Masificación de el Museo del Prado

Pablo Sánchez/Flickr

Pablo Sánchez/Flickr

Por Ángel Zurita Hinojal

Por fin el jueves pasado pude satisfacer mi deseo de acudir a la exposición sobre El Bosco en conmemoración del V Centenario de su fallecimiento, montada por el Museo Nacional de El Prado con sus propios fondos y los de otros museos, lo que la hace irrepetible. La hora de entrar, las 14:30, la de la comida o de la siesta, según se entienda por la procedencia de mis improbables lectores. En todo caso la mejor para paliar en lo posible los efectos de la masiva concurrencia al evento.

El primer acierto de la organización fue la entrega de una humilde pero valiosísima guía de la exposición con las descripciones y explicaciones adecuadas a cada una de las obras. El segundo, la distribución que ayudaba a tener la sensación de que la afluencia de público era menor. Con todo, la abundancia de detalles de muchas de la obras y el tiempo requerido para su contemplación determinaron que las aglomeraciones frente a varias fuera inevitable, singularmente El Jardín de las Delicias y la mesa de Los Pecados Capitales. Por inevitable, asumido con el consuelo de que podré verlos con más calma en otra visita al mueso.

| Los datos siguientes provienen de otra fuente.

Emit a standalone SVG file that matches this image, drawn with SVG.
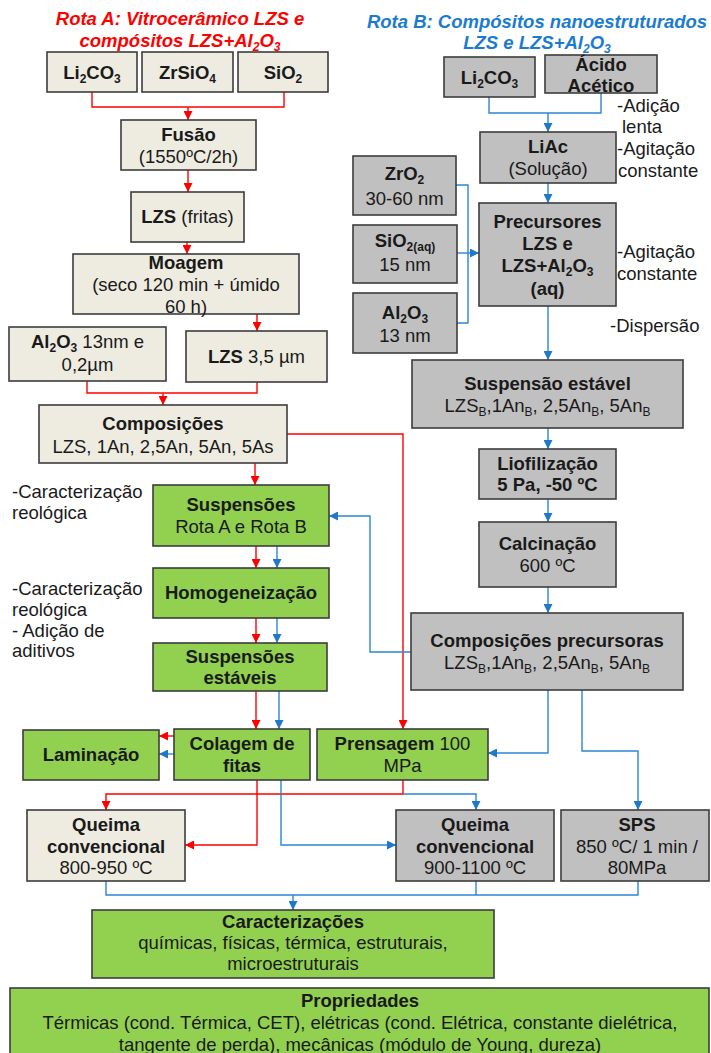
<svg xmlns="http://www.w3.org/2000/svg" width="711" height="1053" viewBox="0 0 711 1053">
<defs>
<marker id="ar" viewBox="0 0 10 10" refX="10" refY="5" markerWidth="9" markerHeight="9" markerUnits="userSpaceOnUse" orient="auto"><path d="M0,0 L10,5 L0,10 z" fill="#FF0000"/></marker>
<marker id="ab" viewBox="0 0 10 10" refX="10" refY="5" markerWidth="9" markerHeight="9" markerUnits="userSpaceOnUse" orient="auto"><path d="M0,0 L10,5 L0,10 z" fill="#1F78C8"/></marker>
</defs>
<style>
text{font-family:"Liberation Sans",Arial,sans-serif;font-size:18.5px;fill:#1a1a1a}
.c{text-anchor:middle}
.b{font-weight:bold}
.ti{font-weight:bold;font-style:italic}
.s{font-size:12px}
rect{stroke:#3C3C3C;stroke-width:1.6}
.be{fill:#EEECE1}
.gr{fill:#C0C0C0}
.gn{fill:#92D050}
.r{fill:none;stroke:#FF0000;stroke-width:1.4}
.bl{fill:none;stroke:#2B86D6;stroke-width:1.4}
.ra{marker-end:url(#ar)}
.ba{marker-end:url(#ab)}
</style>
<rect width="711" height="1053" fill="#FFFFFF" style="stroke:none"/>

<g id="titles">
<text class="c ti" x="180" y="25" style="fill:#FF0000">Rota A: Vitrocerâmico LZS e</text>
<text class="c ti" x="180" y="47" style="fill:#FF0000">compósitos LZS+Al<tspan class="s" dy="4">2</tspan><tspan dy="-4">O</tspan><tspan class="s" dy="4">3</tspan></text>
<text class="c ti" x="537" y="28" style="fill:#1B7CCF">Rota B: Compósitos nanoestruturados</text>
<text class="c ti" x="537" y="49" style="fill:#1B7CCF">LZS e LZS+Al<tspan class="s" dy="4">2</tspan><tspan dy="-4">O</tspan><tspan class="s" dy="4">3</tspan></text>
</g>

<g id="connectors">
<path class="r" d="M92,92 V107 H284 V92"/>
<path class="r ra" d="M188,107 V120"/>
<path class="r ra" d="M188,170 V192"/>
<path class="r ra" d="M187,242 V254"/>
<path class="r ra" d="M257,314 V331"/>
<path class="r" d="M87,381 V393 H257 V382"/>
<path class="r ra" d="M163,393 V405"/>
<path class="r ra" d="M287,434 H403 V729"/>
<path class="r ra" d="M255,463 V485"/>
<path class="r ra" d="M256,546 V568"/>
<path class="r ra" d="M256,618 V643"/>
<path class="r ra" d="M256,691 V729"/>
<path class="r ra" d="M177,736 H159"/>
<path class="r ra" d="M257,780 V845 H185"/>
<path class="r ra" d="M403,780 V794 H106 V810"/>

<path class="bl" d="M489,97 V113 H601 V93"/>
<path class="bl ba" d="M548,113 V132"/>
<path class="bl ba" d="M548,183 V203"/>
<path class="bl" d="M456,185 H468 V323 H457"/>
<path class="bl ba" d="M457,253 H479"/>
<path class="bl ba" d="M548,306 V360"/>
<path class="bl ba" d="M548,428 V449"/>
<path class="bl ba" d="M548,499 V522"/>
<path class="bl ba" d="M548,587 V613"/>
<path class="bl ba" d="M411,652 H370 V516 H329"/>
<path class="bl ba" d="M277,546 V568"/>
<path class="bl ba" d="M277,618 V643"/>
<path class="bl ba" d="M279,691 V729"/>
<path class="bl ba" d="M174,754 H159"/>
<path class="bl ba" d="M548,690 V753 H488"/>
<path class="bl ba" d="M582,690 V751 H638 V810"/>
<path class="bl ba" d="M281,780 V845 H396"/>
<path class="bl ba" d="M403,794 H476 V810"/>
<path class="bl" d="M106,881 V895 H638 V881"/>
<path class="bl" d="M476,881 V895"/>
<path class="bl ba" d="M293,895 V910"/>
</g>

<g id="a-li2co3"><rect class="be" x="47" y="52" width="90" height="40"/>
<text class="c b" x="92" y="79">Li<tspan class="s" dy="4">2</tspan><tspan dy="-4">CO</tspan><tspan class="s" dy="4">3</tspan></text></g>
<g id="a-zrsio4"><rect class="be" x="142" y="52" width="91" height="40"/>
<text class="c b" x="187.5" y="79">ZrSiO<tspan class="s" dy="4">4</tspan></text></g>
<g id="a-sio2"><rect class="be" x="238" y="52" width="90" height="40"/>
<text class="c b" x="283" y="79">SiO<tspan class="s" dy="4">2</tspan></text></g>
<g id="fusao"><rect class="be" x="121" y="120" width="135" height="50"/>
<text class="c b" x="188.5" y="141">Fusão</text>
<text class="c" x="188.5" y="163">(1550ºC/2h)</text></g>
<g id="lzs-fritas"><rect class="be" x="131" y="192" width="113" height="50"/>
<text class="c" x="187.5" y="223"><tspan class="b">LZS</tspan> (fritas)</text></g>
<g id="moagem"><rect class="be" x="73" y="254" width="226" height="60"/>
<text class="c b" x="186" y="269">Moagem</text>
<text class="c" x="186" y="291">(seco 120 min + úmido</text>
<text class="c" x="186" y="313">60 h)</text></g>
<g id="al2o3-a"><rect class="be" x="9" y="327" width="157" height="54"/>
<text class="c" x="87.5" y="348"><tspan class="b">Al</tspan><tspan class="s b" dy="4">2</tspan><tspan class="b" dy="-4">O</tspan><tspan class="s b" dy="4">3</tspan><tspan dy="-4"> 13nm e</tspan></text>
<text class="c" x="87.5" y="371">0,2µm</text></g>
<g id="lzs-35"><rect class="be" x="186" y="331" width="141" height="51"/>
<text class="c" x="256.5" y="363"><tspan class="b">LZS</tspan> 3,5 µm</text></g>
<g id="composicoes"><rect class="be" x="39" y="405" width="248" height="58"/>
<text class="c b" x="163" y="430">Composições</text>
<text class="c" x="163" y="453">LZS, 1An, 2,5An, 5An, 5As</text></g>
<g id="suspensoes"><rect class="gn" x="153" y="485" width="176" height="61"/>
<text class="c b" x="241" y="511">Suspensões</text>
<text class="c" x="241" y="533">Rota A e Rota B</text></g>
<g id="homogeneizacao"><rect class="gn" x="153" y="568" width="176" height="50"/>
<text class="c b" x="241" y="599">Homogeneização</text></g>
<g id="susp-estaveis"><rect class="gn" x="153" y="643" width="174" height="48"/>
<text class="c b" x="240" y="663">Suspensões</text>
<text class="c b" x="240" y="684">estáveis</text></g>
<g id="laminacao"><rect class="gn" x="23" y="730" width="136" height="50"/>
<text class="c b" x="91" y="761">Laminação</text></g>
<g id="colagem"><rect class="gn" x="174" y="729" width="136" height="51"/>
<text class="c b" x="242" y="750">Colagem de</text>
<text class="c b" x="242" y="772">fitas</text></g>
<g id="prensagem"><rect class="gn" x="317" y="729" width="171" height="51"/>
<text class="c" x="402.5" y="750"><tspan class="b">Prensagem</tspan> 100</text>
<text class="c" x="402.5" y="772">MPa</text></g>
<g id="queima-a"><rect class="be" x="27" y="810" width="158" height="71"/>
<text class="c b" x="106" y="831">Queima</text>
<text class="c b" x="106" y="853">convencional</text>
<text class="c" x="106" y="874">800-950 ºC</text></g>
<g id="queima-b"><rect class="gr" x="396" y="810" width="158" height="71"/>
<text class="c b" x="475" y="831">Queima</text>
<text class="c b" x="475" y="853">convencional</text>
<text class="c" x="475" y="874">900-1100 ºC</text></g>
<g id="sps"><rect class="gr" x="561" y="810" width="148" height="71"/>
<text class="c b" x="637" y="831">SPS</text>
<text class="c" x="637" y="853">850 ºC/ 1 min /</text>
<text class="c" x="637" y="874">80MPa</text></g>
<g id="caracterizacoes"><rect class="gn" x="92" y="910" width="402" height="68"/>
<text class="c b" x="293" y="928">Caracterizações</text>
<text class="c" x="293" y="949">químicas, físicas, térmica, estruturais,</text>
<text class="c" x="293" y="970">microestruturais</text></g>
<g id="propriedades"><rect class="gn" x="10" y="988" width="699" height="75"/>
<text class="c b" x="360" y="1007">Propriedades</text>
<text class="c" x="360" y="1029">Térmicas (cond. Térmica, CET), elétricas (cond. Elétrica, constante dielétrica,</text>
<text class="c" x="360" y="1051">tangente de perda), mecânicas (módulo de Young, dureza)</text></g>

<g id="b-li2co3"><rect class="gr" x="444" y="57" width="91" height="40"/>
<text class="c b" x="489.5" y="84">Li<tspan class="s" dy="4">2</tspan><tspan dy="-4">CO</tspan><tspan class="s" dy="4">3</tspan></text></g>
<g id="acido"><rect class="gr" x="545" y="55" width="112" height="38"/>
<text class="c b" x="601" y="71">Ácido</text>
<text class="c b" x="601" y="92">Acético</text></g>
<g id="liac"><rect class="gr" x="480" y="132" width="136" height="51"/>
<text class="c b" x="548" y="153">LiAc</text>
<text class="c" x="548" y="175">(Solução)</text></g>
<g id="zro2"><rect class="gr" x="353" y="156" width="103" height="59"/>
<text class="c b" x="404.5" y="180">ZrO<tspan class="s" dy="4">2</tspan></text>
<text class="c" x="404.5" y="205">30-60 nm</text></g>
<g id="sio2-aq"><rect class="gr" x="353" y="225" width="104" height="58"/>
<text class="c b" x="405" y="247">SiO<tspan class="s" dy="4">2(aq)</tspan></text>
<text class="c" x="405" y="271">15 nm</text></g>
<g id="al2o3-b"><rect class="gr" x="353" y="293" width="104" height="60"/>
<text class="c b" x="405" y="319">Al<tspan class="s" dy="4">2</tspan><tspan dy="-4">O</tspan><tspan class="s" dy="4">3</tspan></text>
<text class="c" x="405" y="342">13 nm</text></g>
<g id="precursores"><rect class="gr" x="479" y="203" width="137" height="103"/>
<text class="c b" x="547.5" y="228">Precursores</text>
<text class="c b" x="547.5" y="250">LZS e</text>
<text class="c b" x="547.5" y="272">LZS+Al<tspan class="s" dy="4">2</tspan><tspan dy="-4">O</tspan><tspan class="s" dy="4">3</tspan></text>
<text class="c b" x="547.5" y="295">(aq)</text></g>
<g id="suspensao-estavel"><rect class="gr" x="412" y="360" width="271" height="68"/>
<text class="c b" x="547.5" y="390">Suspensão estável</text>
<text class="c" x="547.5" y="412">LZS<tspan class="s" dy="4">B</tspan><tspan dy="-4">,1An</tspan><tspan class="s" dy="4">B</tspan><tspan dy="-4">, 2,5An</tspan><tspan class="s" dy="4">B</tspan><tspan dy="-4">, 5An</tspan><tspan class="s" dy="4">B</tspan></text></g>
<g id="liofilizacao"><rect class="gr" x="479" y="449" width="137" height="50"/>
<text class="c b" x="547.5" y="470">Liofilização</text>
<text class="c b" x="547.5" y="491">5 Pa, -50 ºC</text></g>
<g id="calcinacao"><rect class="gr" x="479" y="522" width="137" height="65"/>
<text class="c b" x="547.5" y="550">Calcinação</text>
<text class="c" x="547.5" y="572">600 ºC</text></g>
<g id="comp-precursoras"><rect class="gr" x="411" y="613" width="272" height="77"/>
<text class="c b" x="547" y="647">Composições precursoras</text>
<text class="c" x="547" y="669">LZS<tspan class="s" dy="4">B</tspan><tspan dy="-4">,1An</tspan><tspan class="s" dy="4">B</tspan><tspan dy="-4">, 2,5An</tspan><tspan class="s" dy="4">B</tspan><tspan dy="-4">, 5An</tspan><tspan class="s" dy="4">B</tspan></text></g>

<g id="labels">
<text x="617" y="112">-Adição</text>
<text x="622" y="133">lenta</text>
<text x="617" y="155">-Agitação</text>
<text x="618" y="177">constante</text>
<text x="617" y="258">-Agitação</text>
<text x="617" y="280">constante</text>
<text x="610" y="332">-Dispersão</text>
<text x="12" y="498">-Caracterização</text>
<text x="12" y="519">reológica</text>
<text x="12" y="595">-Caracterização</text>
<text x="12" y="616">reológica</text>
<text x="12" y="637">- Adição de</text>
<text x="12" y="657">aditivos</text>
</g>
</svg>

Finalizada la visita principal, procedí como hago siempre a hacer otra general, en esta ocasión, sin itinerario preestablecido. Tiempo hubo para Fra Angélico, Van der Weyden, Durero, el Legado Várez Fisa, Rafael, Brueghel, Tiziano, Tintoretto, El Greco, Caravaggio (lo que quedaba por el préstamo al Thyssen). Y poco más, a las 17:30 llegué a la Sala de Velázquez y por un momento sentí encontrarme en un embarcadero de ganado. Sin duda el aforo estaba más que excedido y el griterío (sí, griterío) era ensordecedor. Las Meninas más que contemplada estaba asediada, mucho más que los Boscos de unas horas antes.

Me indigné y di en pensar que lo que estaba ocurriendo era impropio de un museo que se tenga por tal e inconcebible en el que es tenido por la primera pinacoteca del mundo. Salí pitando como gato escaldado. Comprendo que en un determinado espacio horario la entrada sea gratuita (aún recuerdo cuando durante varios años, hasta que la entonces CEE lo proscribió, la entrada era gratuita en los museos de titularidad pública, El Prado incluido, y también que su tránsito era civilizado), pero estimo imprescindible e irrenunciable que los museos conserven su esencia y afirmo con rotundidad que eso era imposible el jueves en las últimas horas aludidas de El Prado. Entiendo que lo que viví es irrepetible en la National Gallery, en el Louvre o en los Museos Vaticanos, por poner solo tres ejemplos. Además, si dicen, y quizá con razón, que los españoles somos los únicos que hablamos a gritos, sin asomo de xenofobia formulo esta pregunta: ¿qué hacía esa mayoría de “guiris” que conformaba la concurrencia queriéndonos arrebatar tan poco honroso título?

En serio, la gerencia de El Prado tiene que cohonestar la gratuidad del acceso con la conservación de sus esencias. Sugeriría que lo mismo que hay un aforo máximo en horario de pago, que el mismo no se rebase en el gratuito, que igual que hay venta anticipada de entradas haya asignación anticipada de las gratuitas. ¡O yo que sé, pero hagan algo!